## Begin SUPPLIED INFORMATION

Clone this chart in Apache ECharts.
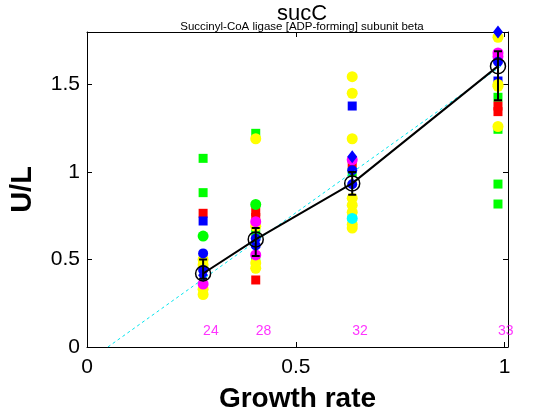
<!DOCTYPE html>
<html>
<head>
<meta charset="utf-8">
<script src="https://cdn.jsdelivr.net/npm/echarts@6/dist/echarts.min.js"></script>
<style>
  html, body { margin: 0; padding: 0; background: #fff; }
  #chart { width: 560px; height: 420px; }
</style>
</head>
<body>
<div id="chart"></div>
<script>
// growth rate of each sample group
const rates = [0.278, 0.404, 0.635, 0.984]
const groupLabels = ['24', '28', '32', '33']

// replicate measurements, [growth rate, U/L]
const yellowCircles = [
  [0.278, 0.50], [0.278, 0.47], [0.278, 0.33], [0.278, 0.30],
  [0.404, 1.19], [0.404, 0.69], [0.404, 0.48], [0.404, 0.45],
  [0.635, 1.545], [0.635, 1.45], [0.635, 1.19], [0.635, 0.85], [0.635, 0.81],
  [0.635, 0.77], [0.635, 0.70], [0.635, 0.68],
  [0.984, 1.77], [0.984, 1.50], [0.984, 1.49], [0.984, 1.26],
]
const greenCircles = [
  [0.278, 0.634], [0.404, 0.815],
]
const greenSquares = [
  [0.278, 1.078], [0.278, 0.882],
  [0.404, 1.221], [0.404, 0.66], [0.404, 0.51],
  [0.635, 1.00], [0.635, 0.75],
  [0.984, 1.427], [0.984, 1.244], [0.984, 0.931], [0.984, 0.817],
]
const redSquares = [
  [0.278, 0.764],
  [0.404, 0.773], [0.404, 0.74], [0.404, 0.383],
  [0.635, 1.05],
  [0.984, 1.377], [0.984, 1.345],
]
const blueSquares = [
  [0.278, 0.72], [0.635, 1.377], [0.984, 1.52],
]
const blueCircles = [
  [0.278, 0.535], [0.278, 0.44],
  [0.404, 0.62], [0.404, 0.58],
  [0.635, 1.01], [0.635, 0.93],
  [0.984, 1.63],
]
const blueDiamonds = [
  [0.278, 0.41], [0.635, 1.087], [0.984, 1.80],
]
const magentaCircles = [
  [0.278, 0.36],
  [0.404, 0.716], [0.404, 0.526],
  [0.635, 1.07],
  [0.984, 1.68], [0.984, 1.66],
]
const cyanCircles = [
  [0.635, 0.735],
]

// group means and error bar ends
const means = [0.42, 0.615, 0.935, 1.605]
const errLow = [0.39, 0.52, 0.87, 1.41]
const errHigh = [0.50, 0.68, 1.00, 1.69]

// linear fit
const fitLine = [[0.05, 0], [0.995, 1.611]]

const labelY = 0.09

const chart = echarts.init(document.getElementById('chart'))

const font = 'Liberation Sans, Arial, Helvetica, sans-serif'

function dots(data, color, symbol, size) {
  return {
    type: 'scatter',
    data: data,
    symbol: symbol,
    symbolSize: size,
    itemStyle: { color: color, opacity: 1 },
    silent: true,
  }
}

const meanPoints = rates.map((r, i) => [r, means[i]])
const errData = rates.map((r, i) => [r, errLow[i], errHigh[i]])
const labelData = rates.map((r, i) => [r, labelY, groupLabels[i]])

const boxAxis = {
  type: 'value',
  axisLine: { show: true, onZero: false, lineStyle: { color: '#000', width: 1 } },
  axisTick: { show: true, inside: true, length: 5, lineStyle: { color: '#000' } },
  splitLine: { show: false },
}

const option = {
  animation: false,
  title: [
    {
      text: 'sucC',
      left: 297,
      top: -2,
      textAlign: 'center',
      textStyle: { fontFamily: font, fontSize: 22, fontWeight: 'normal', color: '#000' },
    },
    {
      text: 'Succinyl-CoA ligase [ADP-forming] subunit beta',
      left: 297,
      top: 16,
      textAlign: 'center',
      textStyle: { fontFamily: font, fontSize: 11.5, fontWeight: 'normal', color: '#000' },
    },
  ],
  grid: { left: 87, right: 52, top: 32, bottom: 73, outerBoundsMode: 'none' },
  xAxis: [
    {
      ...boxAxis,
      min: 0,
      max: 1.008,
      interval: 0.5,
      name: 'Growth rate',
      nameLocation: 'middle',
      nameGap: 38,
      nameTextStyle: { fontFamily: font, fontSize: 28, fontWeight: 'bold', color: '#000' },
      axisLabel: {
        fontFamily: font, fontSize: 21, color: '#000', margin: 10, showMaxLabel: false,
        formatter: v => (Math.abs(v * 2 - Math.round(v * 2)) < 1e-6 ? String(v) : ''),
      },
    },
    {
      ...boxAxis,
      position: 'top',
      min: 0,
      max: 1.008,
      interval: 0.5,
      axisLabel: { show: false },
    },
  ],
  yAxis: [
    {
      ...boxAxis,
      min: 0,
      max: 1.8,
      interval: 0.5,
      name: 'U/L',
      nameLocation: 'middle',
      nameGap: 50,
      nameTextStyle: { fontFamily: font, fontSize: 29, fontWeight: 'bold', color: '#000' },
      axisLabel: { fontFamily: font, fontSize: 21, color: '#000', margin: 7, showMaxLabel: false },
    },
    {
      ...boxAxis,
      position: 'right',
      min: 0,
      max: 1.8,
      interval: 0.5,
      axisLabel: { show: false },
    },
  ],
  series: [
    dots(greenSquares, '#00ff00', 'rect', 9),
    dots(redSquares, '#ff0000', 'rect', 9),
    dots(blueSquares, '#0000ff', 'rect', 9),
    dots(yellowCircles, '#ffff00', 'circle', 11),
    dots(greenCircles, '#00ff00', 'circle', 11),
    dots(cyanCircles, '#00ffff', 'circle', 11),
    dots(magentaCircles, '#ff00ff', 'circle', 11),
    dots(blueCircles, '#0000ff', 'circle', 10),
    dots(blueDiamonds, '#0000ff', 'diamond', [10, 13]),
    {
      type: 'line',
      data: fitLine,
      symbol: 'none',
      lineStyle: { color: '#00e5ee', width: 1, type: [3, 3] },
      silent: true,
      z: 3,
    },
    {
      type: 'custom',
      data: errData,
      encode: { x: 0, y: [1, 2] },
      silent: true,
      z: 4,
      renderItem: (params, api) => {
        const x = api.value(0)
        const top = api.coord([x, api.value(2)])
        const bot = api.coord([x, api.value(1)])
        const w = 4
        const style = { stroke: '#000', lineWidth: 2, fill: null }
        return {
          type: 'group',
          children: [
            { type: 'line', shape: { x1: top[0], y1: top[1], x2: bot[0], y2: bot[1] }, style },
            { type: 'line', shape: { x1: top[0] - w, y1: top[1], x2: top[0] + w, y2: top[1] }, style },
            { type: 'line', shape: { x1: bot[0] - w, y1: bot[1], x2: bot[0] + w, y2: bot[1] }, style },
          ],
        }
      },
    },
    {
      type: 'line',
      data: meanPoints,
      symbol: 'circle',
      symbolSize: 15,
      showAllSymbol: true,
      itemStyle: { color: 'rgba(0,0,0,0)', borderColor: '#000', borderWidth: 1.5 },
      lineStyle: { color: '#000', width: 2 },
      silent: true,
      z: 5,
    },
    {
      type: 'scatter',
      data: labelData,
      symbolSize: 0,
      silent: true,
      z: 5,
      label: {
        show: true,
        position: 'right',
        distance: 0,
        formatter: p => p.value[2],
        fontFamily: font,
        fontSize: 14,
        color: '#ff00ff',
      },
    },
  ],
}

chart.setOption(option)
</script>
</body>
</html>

## End SUPPLIED INFORMATION

■ PROBLEM
Go through the listing above and write it out again exactly, dropping the pictures.

■ SOLUTION BELOW
Clone this chart in Apache ECharts.
<!DOCTYPE html>
<html>
<head>
<meta charset="utf-8">
<script src="https://cdn.jsdelivr.net/npm/echarts@6/dist/echarts.min.js"></script>
<style>
  html, body { margin: 0; padding: 0; background: #fff; }
  #chart { width: 560px; height: 420px; }
</style>
</head>
<body>
<div id="chart"></div>
<script>
// growth rate of each sample group
const rates = [0.278, 0.404, 0.635, 0.984]
const groupLabels = ['24', '28', '32', '33']

// replicate measurements, [growth rate, U/L]
const yellowCircles = [
  [0.278, 0.50], [0.278, 0.47], [0.278, 0.33], [0.278, 0.30],
  [0.404, 1.19], [0.404, 0.69], [0.404, 0.48], [0.404, 0.45],
  [0.635, 1.545], [0.635, 1.45], [0.635, 1.19], [0.635, 0.85], [0.635, 0.81],
  [0.635, 0.77], [0.635, 0.70], [0.635, 0.68],
  [0.984, 1.77], [0.984, 1.50], [0.984, 1.49], [0.984, 1.26],
]
const greenCircles = [
  [0.278, 0.634], [0.404, 0.815],
]
const greenSquares = [
  [0.278, 1.078], [0.278, 0.882],
  [0.404, 1.221], [0.404, 0.66], [0.404, 0.51],
  [0.635, 1.00], [0.635, 0.75],
  [0.984, 1.427], [0.984, 1.244], [0.984, 0.931], [0.984, 0.817],
]
const redSquares = [
  [0.278, 0.764],
  [0.404, 0.773], [0.404, 0.74], [0.404, 0.383],
  [0.635, 1.05],
  [0.984, 1.377], [0.984, 1.345],
]
const blueSquares = [
  [0.278, 0.72], [0.635, 1.377], [0.984, 1.52],
]
const blueCircles = [
  [0.278, 0.535], [0.278, 0.44],
  [0.404, 0.62], [0.404, 0.58],
  [0.635, 1.01], [0.635, 0.93],
  [0.984, 1.63],
]
const blueDiamonds = [
  [0.278, 0.41], [0.635, 1.087], [0.984, 1.80],
]
const magentaCircles = [
  [0.278, 0.36],
  [0.404, 0.716], [0.404, 0.526],
  [0.635, 1.07],
  [0.984, 1.68], [0.984, 1.66],
]
const cyanCircles = [
  [0.635, 0.735],
]

// group means and error bar ends
const means = [0.42, 0.615, 0.935, 1.605]
const errLow = [0.39, 0.52, 0.87, 1.41]
const errHigh = [0.50, 0.68, 1.00, 1.69]

// linear fit
const fitLine = [[0.05, 0], [0.995, 1.611]]

const labelY = 0.09

const chart = echarts.init(document.getElementById('chart'))

const font = 'Liberation Sans, Arial, Helvetica, sans-serif'

function dots(data, color, symbol, size) {
  return {
    type: 'scatter',
    data: data,
    symbol: symbol,
    symbolSize: size,
    itemStyle: { color: color, opacity: 1 },
    silent: true,
  }
}

const meanPoints = rates.map((r, i) => [r, means[i]])
const errData = rates.map((r, i) => [r, errLow[i], errHigh[i]])
const labelData = rates.map((r, i) => [r, labelY, groupLabels[i]])

const boxAxis = {
  type: 'value',
  axisLine: { show: true, onZero: false, lineStyle: { color: '#000', width: 1 } },
  axisTick: { show: true, inside: true, length: 5, lineStyle: { color: '#000' } },
  splitLine: { show: false },
}

const option = {
  animation: false,
  title: [
    {
      text: 'sucC',
      left: 297,
      top: -2,
      textAlign: 'center',
      textStyle: { fontFamily: font, fontSize: 22, fontWeight: 'normal', color: '#000' },
    },
    {
      text: 'Succinyl-CoA ligase [ADP-forming] subunit beta',
      left: 297,
      top: 16,
      textAlign: 'center',
      textStyle: { fontFamily: font, fontSize: 11.5, fontWeight: 'normal', color: '#000' },
    },
  ],
  grid: { left: 87, right: 52, top: 32, bottom: 73, outerBoundsMode: 'none' },
  xAxis: [
    {
      ...boxAxis,
      min: 0,
      max: 1.008,
      interval: 0.5,
      name: 'Growth rate',
      nameLocation: 'middle',
      nameGap: 38,
      nameTextStyle: { fontFamily: font, fontSize: 28, fontWeight: 'bold', color: '#000' },
      axisLabel: {
        fontFamily: font, fontSize: 21, color: '#000', margin: 10, showMaxLabel: false,
        formatter: v => (Math.abs(v * 2 - Math.round(v * 2)) < 1e-6 ? String(v) : ''),
      },
    },
    {
      ...boxAxis,
      position: 'top',
      min: 0,
      max: 1.008,
      interval: 0.5,
      axisLabel: { show: false },
    },
  ],
  yAxis: [
    {
      ...boxAxis,
      min: 0,
      max: 1.8,
      interval: 0.5,
      name: 'U/L',
      nameLocation: 'middle',
      nameGap: 50,
      nameTextStyle: { fontFamily: font, fontSize: 29, fontWeight: 'bold', color: '#000' },
      axisLabel: { fontFamily: font, fontSize: 21, color: '#000', margin: 7, showMaxLabel: false },
    },
    {
      ...boxAxis,
      position: 'right',
      min: 0,
      max: 1.8,
      interval: 0.5,
      axisLabel: { show: false },
    },
  ],
  series: [
    dots(greenSquares, '#00ff00', 'rect', 9),
    dots(redSquares, '#ff0000', 'rect', 9),
    dots(blueSquares, '#0000ff', 'rect', 9),
    dots(yellowCircles, '#ffff00', 'circle', 11),
    dots(greenCircles, '#00ff00', 'circle', 11),
    dots(cyanCircles, '#00ffff', 'circle', 11),
    dots(magentaCircles, '#ff00ff', 'circle', 11),
    dots(blueCircles, '#0000ff', 'circle', 10),
    dots(blueDiamonds, '#0000ff', 'diamond', [10, 13]),
    {
      type: 'line',
      data: fitLine,
      symbol: 'none',
      lineStyle: { color: '#00e5ee', width: 1, type: [3, 3] },
      silent: true,
      z: 3,
    },
    {
      type: 'custom',
      data: errData,
      encode: { x: 0, y: [1, 2] },
      silent: true,
      z: 4,
      renderItem: (params, api) => {
        const x = api.value(0)
        const top = api.coord([x, api.value(2)])
        const bot = api.coord([x, api.value(1)])
        const w = 4
        const style = { stroke: '#000', lineWidth: 2, fill: null }
        return {
          type: 'group',
          children: [
            { type: 'line', shape: { x1: top[0], y1: top[1], x2: bot[0], y2: bot[1] }, style },
            { type: 'line', shape: { x1: top[0] - w, y1: top[1], x2: top[0] + w, y2: top[1] }, style },
            { type: 'line', shape: { x1: bot[0] - w, y1: bot[1], x2: bot[0] + w, y2: bot[1] }, style },
          ],
        }
      },
    },
    {
      type: 'line',
      data: meanPoints,
      symbol: 'circle',
      symbolSize: 15,
      showAllSymbol: true,
      itemStyle: { color: 'rgba(0,0,0,0)', borderColor: '#000', borderWidth: 1.5 },
      lineStyle: { color: '#000', width: 2 },
      silent: true,
      z: 5,
    },
    {
      type: 'scatter',
      data: labelData,
      symbolSize: 0,
      silent: true,
      z: 5,
      label: {
        show: true,
        position: 'right',
        distance: 0,
        formatter: p => p.value[2],
        fontFamily: font,
        fontSize: 14,
        color: '#ff00ff',
      },
    },
  ],
}

chart.setOption(option)
</script>
</body>
</html>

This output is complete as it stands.